DOE announces up to $74M for fuel cell R&D

Less than one week after the U.S. Department of Energy (DOE) and NHTSA announced up to $184M for advance vehicle development, the DOE announced it is accepting applications for a total of up to $74 million to support the research and development of clean, reliable fuel cells for two separate but related applications: stationary and transportation.

According to the DOE News Release, this latest offering is specific to fuel cells. The solicitations include up to $65 million over three years to fund continued research and development (R&D) on fuel cell components, such as catalysts and membrane electrode assemblies, with the goal of reducing costs, improving durability and increasing the efficiency of fuel cell systems.

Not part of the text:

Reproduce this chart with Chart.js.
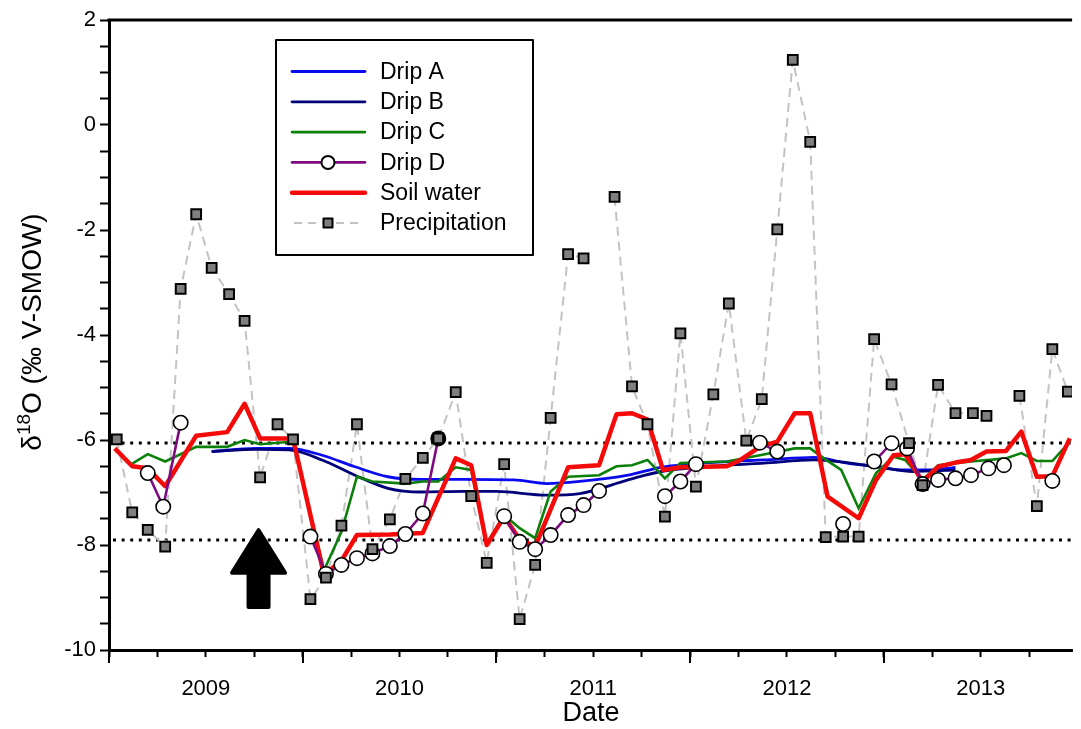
<!DOCTYPE html>
<html><head><meta charset="utf-8">
<script src="https://cdn.jsdelivr.net/npm/chart.js@4.4.0/dist/chart.umd.min.js"></script>
<style>html,body{margin:0;padding:0;background:#fff;overflow:hidden}#wrap{width:1081px;height:729px;position:relative}canvas{display:block}</style>
</head><body><div id="wrap"><canvas id="c" width="1081" height="729"></canvas></div>
<script>
const FONT = "'Liberation Sans', Arial, Helvetica, sans-serif";

// ---- axis ranges & labels ----
const xMin = 2009.0, xMax = 2013.972;
const yMin = -10, yMax = 2;
const yearLabels = ['2009', '2010', '2011', '2012', '2013'];
const yLabelValues = [2, 0, -2, -4, -6, -8, -10];
const xTitle = 'Date';
const yTitleParts = ['δ', '18', 'O (‰ V-SMOW)'];
const refLines = [-6.06, -7.9];
const arrowAt = 2009.772, arrowTip = -7.68, arrowHeadBase = -8.53, arrowBottom = -9.22;

// ---- series (decimal year, ‰) ----
const precipDates = [2009.04, 2009.12, 2009.20, 2009.29, 2009.37, 2009.45, 2009.53, 2009.62, 2009.70, 2009.78, 2009.87, 2009.95,
  2010.04, 2010.12, 2010.20, 2010.28, 2010.36, 2010.45, 2010.53, 2010.62, 2010.70, 2010.79, 2010.87, 2010.95,
  2011.04, 2011.12, 2011.20, 2011.28, 2011.37, 2011.45, 2011.53, 2011.61, 2011.70, 2011.78, 2011.87, 2011.95,
  2012.03, 2012.12, 2012.20, 2012.29, 2012.37, 2012.45, 2012.53, 2012.62, 2012.70, 2012.79, 2012.87, 2012.95,
  2013.04, 2013.13, 2013.20, 2013.28, 2013.37, 2013.46, 2013.53, 2013.62, 2013.70, 2013.79, 2013.87, 2013.95];
const precipValues = [-5.99, -7.38, -7.71, -8.03, -3.12, -1.70, -2.72, -3.22, -3.73, -6.71, -5.70, -5.99,
  -9.03, -8.62, -7.63, -5.70, -8.08, -7.51, -6.74, -6.34, -5.97, -5.09, -7.07, -8.34,
  -6.46, -9.41, -8.38, -5.58, -2.46, -2.54, null, -1.37, -4.98, -5.70, -7.46, -3.97,
  -6.89, -5.13, -3.40, -6.01, -5.22, -1.99, 1.24, -0.32, -7.85, -7.84, -7.84, -4.08,
  -4.94, -6.06, -6.86, -4.95, -5.49, -5.49, -5.54, null, -5.16, -7.26, -4.27, -5.08];

const dripADates = [2009.53, 2009.76, 2009.93, 2010.10, 2010.27, 2010.44, 2010.61, 2010.83, 2011.09, 2011.26, 2011.43, 2011.68, 2011.85, 2012.19, 2012.38, 2012.64, 2012.81, 2012.98, 2013.08, 2013.23, 2013.37];
const dripAValues = [-6.22, -6.16, -6.16, -6.29, -6.51, -6.70, -6.75, -6.75, -6.76, -6.83, -6.79, -6.67, -6.52, -6.41, -6.38, -6.33, -6.44, -6.51, -6.57, -6.57, -6.52];

const dripBDates = [2009.53, 2009.76, 2009.93, 2010.10, 2010.27, 2010.44, 2010.61, 2010.83, 2011.00, 2011.26, 2011.43, 2011.68, 2011.85, 2012.19, 2012.38, 2012.64, 2012.98, 2013.15, 2013.32, 2013.37];
const dripBValues = [-6.22, -6.18, -6.19, -6.38, -6.67, -6.92, -6.99, -6.98, -6.98, -7.05, -7.02, -6.76, -6.60, -6.48, -6.44, -6.38, -6.52, -6.60, -6.58, -6.57];

const dripCDates = [2009.12, 2009.20, 2009.29, 2009.45, 2009.61, 2009.70, 2009.78, 2009.95, 2010.11, 2010.20, 2010.28, 2010.36, 2010.53, 2010.62, 2010.70, 2010.79, 2010.87, 2010.95,
  2011.04, 2011.12, 2011.20, 2011.28, 2011.37, 2011.53, 2011.62, 2011.70, 2011.78, 2011.87, 2011.95, 2012.19, 2012.36, 2012.54, 2012.62, 2012.69, 2012.78, 2012.87, 2012.96,
  2013.05, 2013.11, 2013.20, 2013.28, 2013.45, 2013.63, 2013.71, 2013.79, 2013.87, 2013.96];
const dripCValues = [-6.45, -6.27, -6.41, -6.13, -6.13, -6.00, -6.08, -6.03, -8.48, -7.75, -6.70, -6.79, -6.83, -6.79, -6.79, -6.52, -6.57, -7.97,
  -7.43, -7.68, -7.87, -6.98, -6.70, -6.67, -6.50, -6.48, -6.38, -6.73, -6.44, -6.41, -6.29, -6.16, -6.16, -6.35, -6.57, -7.30, -6.63,
  -6.32, -6.38, -6.76, -6.48, -6.41, -6.35, -6.25, -6.40, -6.40, -6.03];

const dripDDates = [2009.20, 2009.28, 2009.37, 2009.70,
  2010.04, 2010.12, 2010.20, 2010.28, 2010.36, 2010.45, 2010.53, 2010.62, 2010.70, 2010.85,
  2011.04, 2011.12, 2011.20, 2011.28, 2011.37, 2011.45, 2011.53, 2011.70,
  2011.87, 2011.95, 2012.03, 2012.20, 2012.36, 2012.45, 2012.60, 2012.79, 2012.87,
  2012.95, 2013.04, 2013.12, 2013.20, 2013.28, 2013.37, 2013.45, 2013.54, 2013.62, 2013.75, 2013.87];
const dripDValues = [-6.63, -7.27, -5.67, null,
  -7.84, -8.55, -8.38, -8.25, -8.16, -8.02, -7.79, -7.40, -5.97, null,
  -7.45, -7.94, -8.08, -7.81, -7.43, -7.24, -6.97, null,
  -7.07, -6.79, -6.46, null, -6.05, -6.22, null, -7.60, null,
  -6.41, -6.06, -6.16, -6.84, -6.76, -6.73, -6.67, -6.54, -6.48, null, -6.78];
const dripDFilledDate = 2010.70;

const soilDates = [2009.03, 2009.12, 2009.20, 2009.29, 2009.45, 2009.61, 2009.70, 2009.78, 2009.95, 2010.11, 2010.20, 2010.28, 2010.45, 2010.62, 2010.79, 2010.87, 2010.95,
  2011.04, 2011.12, 2011.20, 2011.37, 2011.53, 2011.62, 2011.70, 2011.78, 2011.86, 2011.95, 2012.19, 2012.26, 2012.36, 2012.45, 2012.54, 2012.62, 2012.71, 2012.87, 2012.96,
  2013.05, 2013.11, 2013.20, 2013.28, 2013.37, 2013.45, 2013.53, 2013.63, 2013.71, 2013.79, 2013.87, 2013.96];
const soilValues = [-6.16, -6.50, -6.54, -6.88, -5.92, -5.85, -5.31, -5.97, -5.97, -8.57, -8.30, -7.81, -7.80, -7.77, -6.35, -6.48, -8.00,
  -7.46, -7.89, -8.03, -6.52, -6.48, -5.51, -5.49, -5.61, -6.57, -6.52, -6.50, -6.38, -6.13, -6.03, -5.49, -5.49, -7.08, -7.49, -6.76,
  -6.29, -6.27, -6.79, -6.51, -6.43, -6.38, -6.22, -6.21, -5.84, -6.70, -6.69, -5.97];

const seriesNames = ['Drip A', 'Drip B', 'Drip C', 'Drip D', 'Soil water', 'Precipitation'];
const colors = { a: '#0a0af0', b: '#00007a', c: '#0b800b', d: '#7e0a80', soil: '#f50a0a', precipLine: '#c3c3c3', precipFill: '#7f7f7f' };

const pts = (xs, ys) => xs.map((x, i) => ({ x: x, y: ys[i] }));

// ---- plugins ----
const decor = {
  id: 'decor',
  beforeDatasetsDraw(chart) {
    const { ctx, chartArea: a, scales: { x, y } } = chart;
    ctx.save();
    ctx.strokeStyle = '#000';
    ctx.lineWidth = 3;
    ctx.setLineDash([3, 5.6]);
    refLines.forEach(v => {
      const py = Math.round(y.getPixelForValue(v));
      ctx.beginPath(); ctx.moveTo(a.left + 4, py); ctx.lineTo(a.right, py); ctx.stroke();
    });
    ctx.restore();
  },
  afterDraw(chart) {
    const { ctx, chartArea: a, scales: { x, y } } = chart;
    ctx.save();
    // top frame
    ctx.strokeStyle = '#000'; ctx.lineWidth = 3;
    ctx.beginPath(); ctx.moveTo(a.left - 1.5, a.top); ctx.lineTo(a.right, a.top); ctx.stroke();
    // long year ticks
    ctx.lineWidth = 2;
    for (let yr = Math.ceil(xMin); yr <= xMax; yr++) {
      const px = Math.round(x.getPixelForValue(yr));
      ctx.beginPath(); ctx.moveTo(px, a.bottom); ctx.lineTo(px, a.bottom + 13); ctx.stroke();
    }
    // arrow
    const ax = x.getPixelForValue(arrowAt);
    const t = y.getPixelForValue(arrowTip), hb = y.getPixelForValue(arrowHeadBase), bt = y.getPixelForValue(arrowBottom);
    ctx.fillStyle = '#000'; ctx.lineWidth = 4; ctx.lineJoin = 'round';
    ctx.beginPath();
    ctx.moveTo(ax, t + 2);
    ctx.lineTo(ax + 26.5, hb); ctx.lineTo(ax + 10, hb); ctx.lineTo(ax + 10, bt - 2);
    ctx.lineTo(ax - 10, bt - 2); ctx.lineTo(ax - 10, hb); ctx.lineTo(ax - 26.5, hb);
    ctx.closePath(); ctx.fill(); ctx.stroke();

    // legend
    const L = 276, T = 40, R = 533, B = 255;
    ctx.fillStyle = '#fff'; ctx.fillRect(L, T, R - L, B - T);
    ctx.strokeStyle = '#000'; ctx.lineWidth = 2; ctx.strokeRect(L, T, R - L, B - T);
    const ds = chart.data.datasets;
    const legendSets = [ds[1], ds[2], ds[3], ds[5], ds[4], ds[6]];
    const x0 = 292, x1 = 365, xm = 328, tx = 380;
    ctx.font = '23px ' + FONT; ctx.textBaseline = 'middle'; ctx.textAlign = 'left';
    seriesNames.forEach((name, i) => {
      const ly = 71.5 + i * 30.3;
      const d = legendSets[i];
      ctx.save();
      if (i === 5) {
        ctx.strokeStyle = colors.precipLine; ctx.lineWidth = 2; ctx.setLineDash([8, 6]);
        ctx.beginPath(); ctx.moveTo(x0 + 2, ly); ctx.lineTo(x1 - 4, ly); ctx.stroke();
        ctx.setLineDash([]);
        ctx.fillStyle = colors.precipFill; ctx.strokeStyle = '#000'; ctx.lineWidth = 2;
        ctx.fillRect(xm - 4.5, ly - 4.5, 9, 9); ctx.strokeRect(xm - 4.5, ly - 4.5, 9, 9);
      } else {
        ctx.strokeStyle = d.borderColor; ctx.lineWidth = d.borderWidth; ctx.lineCap = 'round';
        ctx.beginPath(); ctx.moveTo(x0, ly); ctx.lineTo(x1, ly); ctx.stroke();
        if (i === 3) {
          ctx.fillStyle = '#fff'; ctx.strokeStyle = '#000'; ctx.lineWidth = 2;
          ctx.beginPath(); ctx.arc(xm, ly, 6.5, 0, Math.PI * 2); ctx.fill(); ctx.stroke();
        }
      }
      ctx.restore();
      ctx.fillStyle = '#000';
      ctx.fillText(name, tx, ly + 1);
    });

    // axis titles
    ctx.fillStyle = '#000';
    ctx.font = '27px ' + FONT; ctx.textAlign = 'center'; ctx.textBaseline = 'middle';
    ctx.fillText(xTitle, 591, 714);
    ctx.save();
    ctx.translate(31, 332); ctx.rotate(-Math.PI / 2);
    const big = '28px ' + FONT, small = '19px ' + FONT;
    ctx.font = big; const w0 = ctx.measureText(yTitleParts[0]).width, w2 = ctx.measureText(yTitleParts[2]).width;
    ctx.font = small; const w1 = ctx.measureText(yTitleParts[1]).width;
    let sx = -(w0 + w1 + w2) / 2;
    ctx.textAlign = 'left'; ctx.textBaseline = 'alphabetic';
    ctx.font = big; ctx.fillText(yTitleParts[0], sx, 10); sx += w0;
    ctx.font = small; ctx.fillText(yTitleParts[1], sx, -1); sx += w1;
    ctx.font = big; ctx.fillText(yTitleParts[2], sx, 10);
    ctx.restore();
    ctx.restore();
  }
};

const chart = new Chart(document.getElementById('c'), {
  type: 'scatter',
  data: {
    datasets: [
      { label: 'Precipitation line', data: pts(precipDates, precipValues), showLine: true, spanGaps: false,
        borderColor: colors.precipLine, borderWidth: 2, borderDash: [9, 6], pointRadius: 0, order: 10 },
      { label: 'Drip A', data: pts(dripADates, dripAValues), showLine: true, borderColor: colors.a, borderWidth: 2.8,
        pointRadius: 0, cubicInterpolationMode: 'monotone', order: 9 },
      { label: 'Drip B', data: pts(dripBDates, dripBValues), showLine: true, borderColor: colors.b, borderWidth: 2.8,
        pointRadius: 0, cubicInterpolationMode: 'monotone', order: 8 },
      { label: 'Drip C', data: pts(dripCDates, dripCValues), showLine: true, borderColor: colors.c, borderWidth: 2.6,
        pointRadius: 0, order: 7 },
      { label: 'Soil water', data: pts(soilDates, soilValues), showLine: true, borderColor: colors.soil, borderWidth: 4.5,
        pointRadius: 0, borderJoinStyle: 'round', order: 6 },
      { label: 'Drip D', data: pts(dripDDates, dripDValues), showLine: true, spanGaps: false, borderColor: colors.d, borderWidth: 2.6,
        pointRadius: 7.2, pointBorderWidth: 1.6, pointBorderColor: '#000',
        pointBackgroundColor: c => (c.raw && c.raw.x === dripDFilledDate) ? '#000' : '#fff', order: 5 },
      { label: 'Precipitation', data: pts(precipDates, precipValues), showLine: false,
        pointStyle: 'rect', pointRadius: 6.9, pointBorderWidth: 2, pointBorderColor: '#000',
        pointBackgroundColor: colors.precipFill, order: 4 }
    ]
  },
  options: {
    responsive: false, animation: false, devicePixelRatio: 1,
    layout: { padding: { top: 20, right: 0, left: 0, bottom: 0 } },
    plugins: { legend: { display: false }, tooltip: { enabled: false } },
    scales: {
      x: {
        type: 'linear', position: 'bottom', min: xMin, max: xMax,
        border: { display: true, color: '#000', width: 3 },
        grid: { drawOnChartArea: false, drawTicks: true, tickLength: 7, tickWidth: 2, tickColor: '#000' },
        ticks: {
          stepSize: 0.25, includeBounds: false, autoSkip: false, maxRotation: 0, minRotation: 0, padding: 19, color: '#000',
          font: { family: FONT, size: 22 },
          callback: v => {
            const f = v - Math.floor(v);
            if (Math.abs(f - 0.5) < 1e-6) {
              const idx = Math.floor(v) - Math.ceil(xMin);
              return yearLabels[idx] !== undefined ? yearLabels[idx] : '';
            }
            return '';
          }
        },
        afterFit: s => { s.height = 79; }
      },
      y: {
        type: 'linear', position: 'left', min: yMin, max: yMax,
        border: { display: true, color: '#000', width: 3 },
        grid: { drawOnChartArea: false, drawTicks: true, tickLength: 9, tickWidth: 2, tickColor: '#000' },
        ticks: {
          stepSize: 0.5, autoSkip: false, padding: 4, color: '#000',
          font: { family: FONT, size: 22 },
          callback: v => yLabelValues.includes(v) ? String(v) : ''
        },
        afterFit: s => { s.width = 109; }
      }
    }
  },
  plugins: [decor]
});
</script>
</body></html>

For the record, stationary applications imply fuel cells used for buildings and generators; transportation obviously refers to automobiles, forklifts, buses and trucks.

U.S. Energy Secretary Steven Chu was quoted as saying, "The investments we're making today will help advance fuel cell technology in the United States. This is part of a broad effort to create American jobs, reduce carbon pollution and help ensure the U.S. stays competitive in the growing clean energy economy."

Funding is divided into two separate opportunities:
1) DE-FOA-0000360 for research and development;
2) DE-FOA-0000420 for cost analysis.

In a long-worded expose, DOE says funding for research and development initiatives will be related to fuel cell system balance-of-plant components, fuel processors, and fuel cell stack components such as catalysts and membranes. It will also include innovative concepts for both low and high temperature systems to help meet commercial viability targets in terms of cost and performance.

Funding for cost analysis will help to determine the economic viability and technical progress of fuel cell and hydrogen technologies for stationary, transportation, and emerging market applications, including light duty vehicles, forklifts, buses and stationary power plants, as well as hydrogen storage systems. Under the program, the grantees will be expected to conduct life cycle cost analyses for different manufacturing volumes to help gauge the near-term, low-volume market viability for these technologies, along with their long-term potential.

According to the DOE news release, it was revealed that applicants will likely include teams of university, industry and national laboratory participants. However, funding for both programs are subject to congressional appropriations. More information, including application requirements and instructions, can be found on the related FedConnect Funding Opportunity Announcement page.